Richmond Daily Dispatch
May 5, 1862

         A private letter from an officer of the garrison at Fort Jackson, [south of  New Orleans on the Mississippi] written on the 23d of April, gives some account of the bombardment, from which it will be seen that the troops were at that time hopeful, in spite of the heavy odds brought against them:

         "The bombardment of this fort is still going on furiously. Up to this time, it is estimated that at least twenty-three thousand shells have been thrown at us, about seven thousand of which have fallen within the main work and the outworks of Fort Jackson. Notwithstanding this, there have been remarkably few casualties — only four men having been killed and twelve wounded, which can only be ascribed to the watchful care of our merciful Father in Heaven.--Our trust is in Him, and we confidently believe that He will give us the victory — Considerable damage has been done to our worse, but very few of our guns have been dismounted, and we can, I think, stand several days more of the terribly hard pounding that the Yanks are now giving us. If the Louisiana and the boats constituting our river fleet only do their duty and co-operate with us, you may look for the discomfiture of the enemy's tremendous naval force. The Yankees have over fifty vessels within three or four miles of us, twenty-one of which are mortar boats. These last named vessels all lie without the range of our heaviest guns, and keep up an uninterrupted fire upon us, their immense shells, weighing 197 pounds each, being thrown with remarkable accuracy. You will have some idea of the precis on of their firing when I tell you that there is scarcely a spot in the fort ten feet square which has not received a visit from the huge yankee pills. Some of these shells are filled with liquid fire and besides being very destructive, emit an unpleasant and almost stifling odor. We all feel here that the fate of New Orleans is depending on our defence of this fort, and you may rest assured that it will not be given up without a most severe struggle. God grant that victory may crown our efforts. General Duncan is doing all that human ingenuity can devise and human energy accomplish to repair the damages done to the fort, and put it in a condition to withstand the furious attack of the enemy, in which he is ably seconded by Lieut. Col. Higgins." 

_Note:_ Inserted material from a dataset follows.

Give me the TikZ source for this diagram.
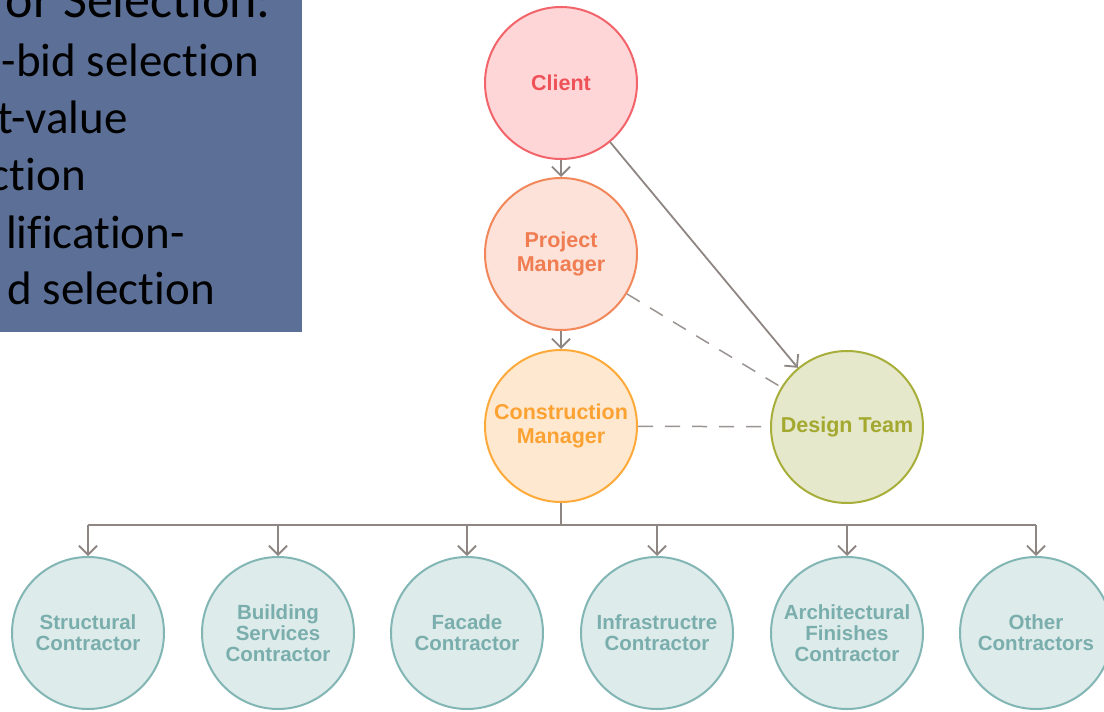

          The latest intelligence from the forts, published in the New Orleans papers of the 25th, announces that the enemy with a strong force were up to Quarantine. A naval officer telegraphs from that point that seven of our vessels were fired and overpowered, and he believes that everything belonging to us had fallen into the hands of the Federal. The Bulletin expresses a doubt of the report, but subsequent events would seem to have given it confirmation. We direct the attention of the reader to the news received by telegraph, published in another column of this paper.